One of the major tenets established by Dr. Gelb and Dr. Hindin was the imminent need for a paradigm shift in the field of dentistry. Their vision is a recalibration of the focus that medical provider direct: rather than treating the side effects of pathology, one should aim for direct remediation on the pathology itself! In other words, instead of simply fixing the visible symptoms (dental malocclusion, allergy problems, mouth breathing, improper chewing / swallowing, mandibular protrusion, etc.) there must be a recognition that those symptoms are an effect, however significant they may be, of a greater cause; usually an insidious underlying problem. One that traditional medicine often overlooks.
Drs. Gelb and Hindin understood the necessity of directing attention to an open airway, or a patient’s ability to breathe effectively, before anything else.

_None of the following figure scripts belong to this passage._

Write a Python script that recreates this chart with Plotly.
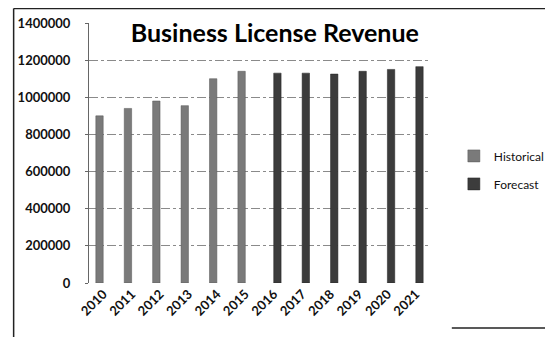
import plotly.graph_objects as go

YEARS = ['2010', '2011', '2012', '2013', '2014', '2015',
         '2016', '2017', '2018', '2019', '2020', '2021']
HISTORICAL = [900000, 940000, 980000, 955000, 1100000, 1140000,
              None, None, None, None, None, None]
FORECAST = [None, None, None, None, None, None,
            1130000, 1130000, 1125000, 1140000, 1150000, 1165000]
Y_TICKS = [0, 200000, 400000, 600000, 800000, 1000000, 1200000, 1400000]

FONT = 'Lato'
COLORS = {
    'historical': '#7a7a7a',
    'forecast': '#3c3c3c',
    'grid': '#8a8a8a',
    'text': '#111111',
    'border': '#222222',
}

fig = go.Figure()
fig.add_trace(go.Bar(
    x=YEARS, y=HISTORICAL, name='Historical',
    marker=dict(color=COLORS['historical'], line=dict(color='#555555', width=0.5)),
    legendgroup='h'
))
fig.add_trace(go.Bar(
    x=YEARS, y=FORECAST, name='Forecast',
    marker=dict(color=COLORS['forecast'], line=dict(color='#222222', width=0.5)),
    legendgroup='f'
))

border = dict(color=COLORS['border'], width=1.5)

# page body adds an 8px offset, so margins are shifted to compensate
fig.update_layout(
    width=553,
    height=337,
    margin=dict(l=81, r=114, t=15, b=62),
    paper_bgcolor='white',
    plot_bgcolor='white',
    barmode='group',
    bargap=0.48,
    bargroupgap=0,
    font=dict(family=FONT, size=12, color=COLORS['text']),
    title=dict(
        text='Business License Revenue',
        x=0.545, xref='paper', xanchor='center',
        y=0.925, yref='container', yanchor='middle',
        font=dict(family=FONT, size=25, color='black', weight='bold')
    ),
    legend=dict(
        x=1.07, xanchor='left',
        y=0.435, yanchor='middle',
        traceorder='grouped',
        tracegroupgap=9,
        itemwidth=30,
        font=dict(family=FONT, size=12, color=COLORS['text']),
        bgcolor='rgba(0,0,0,0)'
    ),
    shapes=[
        # scanned chart frame: top, left, and a bit of the bottom right
        dict(type='line', xref='paper', yref='paper',
             x0=-0.221, x1=1.35, y0=1.056, y1=1.056, line=border),
        dict(type='line', xref='paper', yref='paper',
             x0=-0.221, x1=-0.221, y0=1.056, y1=-0.3, line=border),
        dict(type='line', xref='paper', yref='paper',
             x0=1.064, x1=1.35, y0=-0.173, y1=-0.173, line=border),
    ]
)
fig.update_yaxes(
    range=[0, 1400000],
    tickvals=Y_TICKS,
    tickformat='d',
    automargin=False,
    showgrid=True,
    gridcolor=COLORS['grid'],
    griddash='dashdot',
    gridwidth=1,
    showline=True,
    linecolor='#666666',
    linewidth=1,
    ticks='outside',
    ticklen=3,
    tickcolor='#666666',
    ticklabelstandoff=12,
    tickfont=dict(family=FONT, size=13, color=COLORS['text'], weight='bold'),
    zeroline=False
)
fig.update_xaxes(
    type='category',
    tickangle=-45,
    automargin=False,
    showline=False,
    ticks='',
    tickfont=dict(family=FONT, size=13, color=COLORS['text'], weight='bold')
)

fig.write_html("out.html")
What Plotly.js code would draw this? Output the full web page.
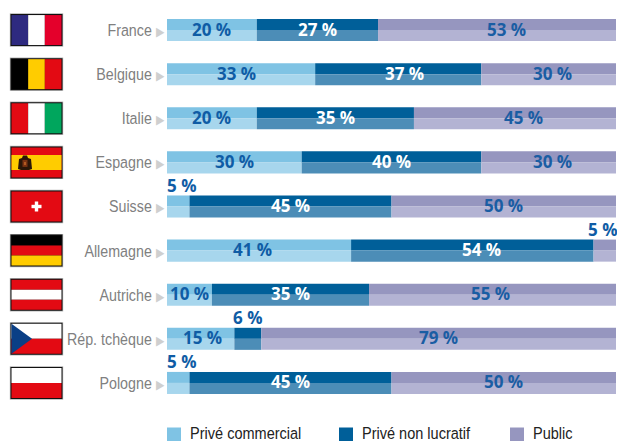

It is only through a patent airway that we can access the essential nutrient for life; oxygen. With myofunctional therapy, much like orthodontics and general dentistry, each provider must realize that, “Without the airway problem ever being discovered by patient or practitioner, interventions produced only symptomatic and temporary relief.”1 When people develop pathology due to a compromised ability to breathe, structural compensation and tissue deformation follow sequentially, as every living organism needs oxygen to live. Breathing is an indispensable function, without equal, as every living creatures need for air supersedes water and food intake; respectively in order of importance. Regardless of the cause of compromised oxygen intake due to: either tongue-tie, habituation of mouth breathing, deformation due to genetic factors, or impaired reflex development, the inability to secure an ample amount of oxygen all the way down to the cellular level destroys, inhibits, and retards our ability to grow and function optimally.